Q: What has been your favourite adventure to date and what are you planning next?

A: My biggest adventure was the Manaslu Mountain Trail race in 2013 - a stage race over eight days running around Manaslu, Nepal, the eighth highest mountain in the world.

It was the toughest thing I've ever done, both mentally and physically, but an unforgettable journey on sky-high Himalayan trails through fascinating Hindu and Buddhist villages. It really did feel like a place where Heaven and Earth meet. Best of all I met wonderful people, both the local Nepalese and fellow runners. On a personal level, the experience was the catalyst for changes in my life and career on my return home.

I love going fastpacking (multi-day running) and I've even written a guidebook to this form of adventure-running. In 2019, I've spent far too long at my desk but in 2020 I'm planning to fastpack the Monte Rosa Circuit in Italy and Switzerland, staying at mountain huts along the way.

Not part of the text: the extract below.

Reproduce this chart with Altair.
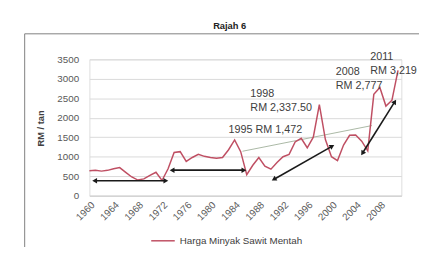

Q: If you could do one thing to help change the world, what would it be?

A: I'd send our world leaders into space (without the associated carbon footprint, obviously) so that they could look down on our beautiful blue planet. There they'd see world without borders - a miraculous swirl of land, oceans and clouds - and our planet's fragility and vulnerability with its paper-thin shell of atmosphere nurturing all life. Perhaps then they would understand the interconnectedness of life on Earth and realise the urgency of the climate and ecological crisis.


Q: What is the most positive message you would want children to take from your books?

A: From Earth Heroes the message I want readers to take away is: "You are not alone. Everyone is needed. All our actions count." As Indian conservationist and tiger defender Bittu Sahgal says when asked what we can do to protect the planet, "Be who you are and do what you do best... when many of us do a little bit, a lot gets done."